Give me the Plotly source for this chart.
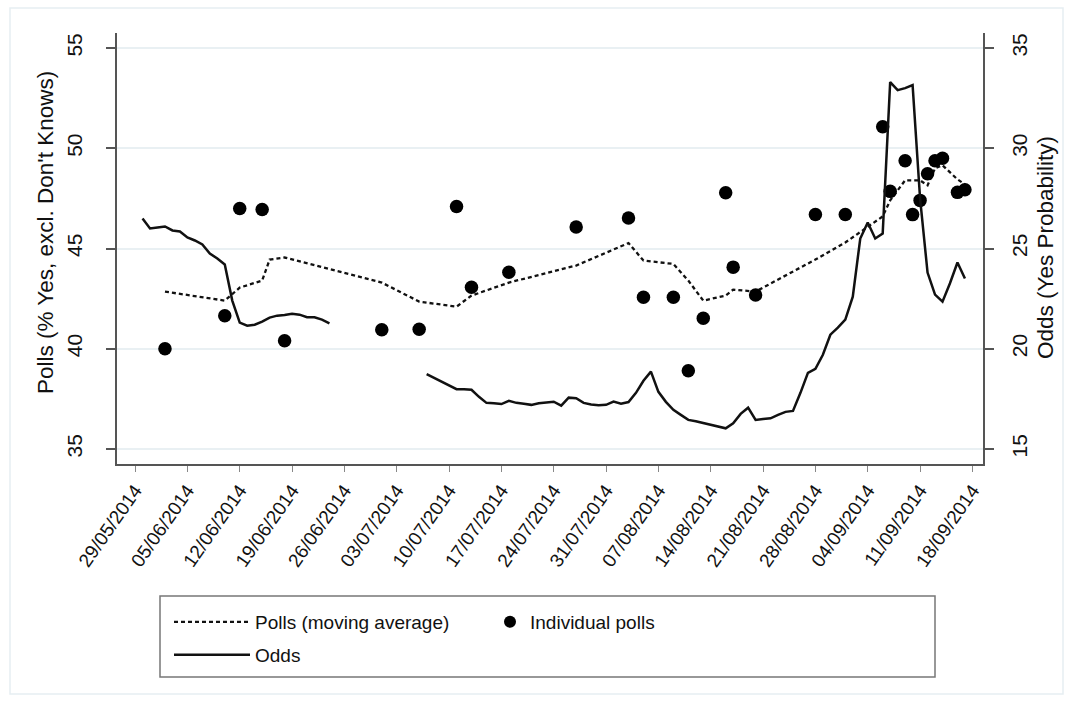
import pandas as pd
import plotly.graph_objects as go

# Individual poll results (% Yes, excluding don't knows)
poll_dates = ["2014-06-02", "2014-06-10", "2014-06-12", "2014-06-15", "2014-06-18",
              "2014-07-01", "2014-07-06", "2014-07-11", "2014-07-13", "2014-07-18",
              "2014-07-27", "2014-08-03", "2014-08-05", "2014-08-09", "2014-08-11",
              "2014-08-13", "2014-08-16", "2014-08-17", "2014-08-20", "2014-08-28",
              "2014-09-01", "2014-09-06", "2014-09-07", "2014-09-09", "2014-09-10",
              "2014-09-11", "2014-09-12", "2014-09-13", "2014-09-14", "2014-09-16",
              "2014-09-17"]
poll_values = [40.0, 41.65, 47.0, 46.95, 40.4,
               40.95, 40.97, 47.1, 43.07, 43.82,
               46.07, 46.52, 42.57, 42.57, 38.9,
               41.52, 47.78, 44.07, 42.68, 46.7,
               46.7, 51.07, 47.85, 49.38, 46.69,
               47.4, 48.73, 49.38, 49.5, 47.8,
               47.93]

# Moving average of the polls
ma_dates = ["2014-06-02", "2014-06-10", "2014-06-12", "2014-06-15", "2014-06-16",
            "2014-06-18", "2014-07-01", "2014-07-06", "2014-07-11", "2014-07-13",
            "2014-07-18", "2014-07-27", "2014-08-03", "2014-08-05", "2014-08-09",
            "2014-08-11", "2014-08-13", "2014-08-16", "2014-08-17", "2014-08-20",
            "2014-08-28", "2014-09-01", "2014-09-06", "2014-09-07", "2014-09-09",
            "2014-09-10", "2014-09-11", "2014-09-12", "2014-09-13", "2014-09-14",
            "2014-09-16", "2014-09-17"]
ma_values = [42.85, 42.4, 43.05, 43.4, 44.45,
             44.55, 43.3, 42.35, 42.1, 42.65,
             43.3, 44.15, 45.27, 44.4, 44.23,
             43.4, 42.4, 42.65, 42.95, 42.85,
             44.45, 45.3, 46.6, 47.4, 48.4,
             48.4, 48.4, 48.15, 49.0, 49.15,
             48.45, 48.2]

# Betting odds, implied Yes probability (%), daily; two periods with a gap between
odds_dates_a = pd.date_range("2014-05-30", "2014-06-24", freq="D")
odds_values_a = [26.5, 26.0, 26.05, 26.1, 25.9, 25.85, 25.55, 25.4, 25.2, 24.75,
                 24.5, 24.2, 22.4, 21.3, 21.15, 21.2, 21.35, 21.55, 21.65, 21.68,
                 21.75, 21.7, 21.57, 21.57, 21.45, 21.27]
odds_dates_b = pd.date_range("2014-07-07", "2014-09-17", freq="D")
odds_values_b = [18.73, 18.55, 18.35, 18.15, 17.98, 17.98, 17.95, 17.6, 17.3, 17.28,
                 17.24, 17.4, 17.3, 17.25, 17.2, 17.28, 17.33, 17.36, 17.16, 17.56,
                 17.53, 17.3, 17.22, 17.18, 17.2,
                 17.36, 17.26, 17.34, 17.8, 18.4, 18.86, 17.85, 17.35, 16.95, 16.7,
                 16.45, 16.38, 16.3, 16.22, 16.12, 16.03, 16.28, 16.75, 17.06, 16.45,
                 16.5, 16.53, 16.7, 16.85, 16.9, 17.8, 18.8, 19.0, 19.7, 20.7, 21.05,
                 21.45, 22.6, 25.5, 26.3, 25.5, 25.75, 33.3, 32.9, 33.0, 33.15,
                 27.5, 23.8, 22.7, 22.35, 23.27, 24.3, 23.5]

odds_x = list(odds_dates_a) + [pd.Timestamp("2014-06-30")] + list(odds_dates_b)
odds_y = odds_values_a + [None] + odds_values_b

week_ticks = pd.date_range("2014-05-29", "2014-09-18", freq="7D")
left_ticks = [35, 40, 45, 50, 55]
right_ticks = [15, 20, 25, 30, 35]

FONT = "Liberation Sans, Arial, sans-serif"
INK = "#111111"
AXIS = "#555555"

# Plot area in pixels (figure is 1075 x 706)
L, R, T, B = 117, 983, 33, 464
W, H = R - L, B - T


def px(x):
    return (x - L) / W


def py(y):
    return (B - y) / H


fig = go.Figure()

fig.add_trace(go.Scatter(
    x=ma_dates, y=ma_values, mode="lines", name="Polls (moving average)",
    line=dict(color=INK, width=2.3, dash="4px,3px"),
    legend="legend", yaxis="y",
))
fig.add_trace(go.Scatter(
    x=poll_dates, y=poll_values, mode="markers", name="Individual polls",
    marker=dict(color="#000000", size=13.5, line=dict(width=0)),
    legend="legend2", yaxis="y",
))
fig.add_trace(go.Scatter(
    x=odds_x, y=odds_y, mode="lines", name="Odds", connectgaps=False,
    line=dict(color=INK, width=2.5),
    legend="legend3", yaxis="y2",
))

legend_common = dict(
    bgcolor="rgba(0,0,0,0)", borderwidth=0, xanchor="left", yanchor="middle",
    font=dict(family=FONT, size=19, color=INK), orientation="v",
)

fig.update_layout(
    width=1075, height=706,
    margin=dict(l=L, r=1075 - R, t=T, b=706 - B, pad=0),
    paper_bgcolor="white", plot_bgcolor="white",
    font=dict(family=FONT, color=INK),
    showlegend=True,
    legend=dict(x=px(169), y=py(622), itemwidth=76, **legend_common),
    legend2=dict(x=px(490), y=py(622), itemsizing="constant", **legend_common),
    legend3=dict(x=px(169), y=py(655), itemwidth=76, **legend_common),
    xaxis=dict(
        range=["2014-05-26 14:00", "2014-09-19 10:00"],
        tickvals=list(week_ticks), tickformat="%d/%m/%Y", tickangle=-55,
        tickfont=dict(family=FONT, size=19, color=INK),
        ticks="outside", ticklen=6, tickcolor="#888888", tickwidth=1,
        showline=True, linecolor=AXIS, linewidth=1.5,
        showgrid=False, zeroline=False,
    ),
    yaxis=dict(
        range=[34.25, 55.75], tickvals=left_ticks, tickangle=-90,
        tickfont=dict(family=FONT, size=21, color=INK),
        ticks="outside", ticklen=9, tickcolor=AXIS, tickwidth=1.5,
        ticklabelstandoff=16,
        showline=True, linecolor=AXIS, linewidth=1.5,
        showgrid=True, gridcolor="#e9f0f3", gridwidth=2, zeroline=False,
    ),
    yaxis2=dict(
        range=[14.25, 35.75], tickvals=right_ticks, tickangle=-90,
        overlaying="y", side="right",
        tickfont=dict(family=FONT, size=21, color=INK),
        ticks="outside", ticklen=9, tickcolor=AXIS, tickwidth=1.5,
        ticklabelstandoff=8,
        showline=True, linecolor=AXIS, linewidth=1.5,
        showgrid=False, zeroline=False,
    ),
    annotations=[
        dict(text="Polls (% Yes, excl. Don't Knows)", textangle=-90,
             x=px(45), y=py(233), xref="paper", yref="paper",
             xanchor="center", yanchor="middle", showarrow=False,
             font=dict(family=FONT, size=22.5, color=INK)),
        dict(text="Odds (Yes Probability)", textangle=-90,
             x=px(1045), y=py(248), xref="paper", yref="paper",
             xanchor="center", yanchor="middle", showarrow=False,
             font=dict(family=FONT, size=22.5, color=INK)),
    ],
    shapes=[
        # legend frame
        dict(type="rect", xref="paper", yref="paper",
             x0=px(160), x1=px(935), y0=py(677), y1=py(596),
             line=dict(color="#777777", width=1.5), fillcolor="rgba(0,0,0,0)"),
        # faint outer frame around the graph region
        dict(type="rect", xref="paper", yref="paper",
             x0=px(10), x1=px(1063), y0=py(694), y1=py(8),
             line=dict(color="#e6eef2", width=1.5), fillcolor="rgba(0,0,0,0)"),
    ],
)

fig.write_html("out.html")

□ □ □ □ □

*WHAT YOU NEED TO DO*. From the top of the listing above, repeat each line exactly until you reach the line containing "import plotly.graph_objects as go", and repeat that one too. Leave the pictures out.

*SOLUTION TO THIS PROBLEM*.
Give me the Plotly source for this chart.
import pandas as pd
import plotly.graph_objects as go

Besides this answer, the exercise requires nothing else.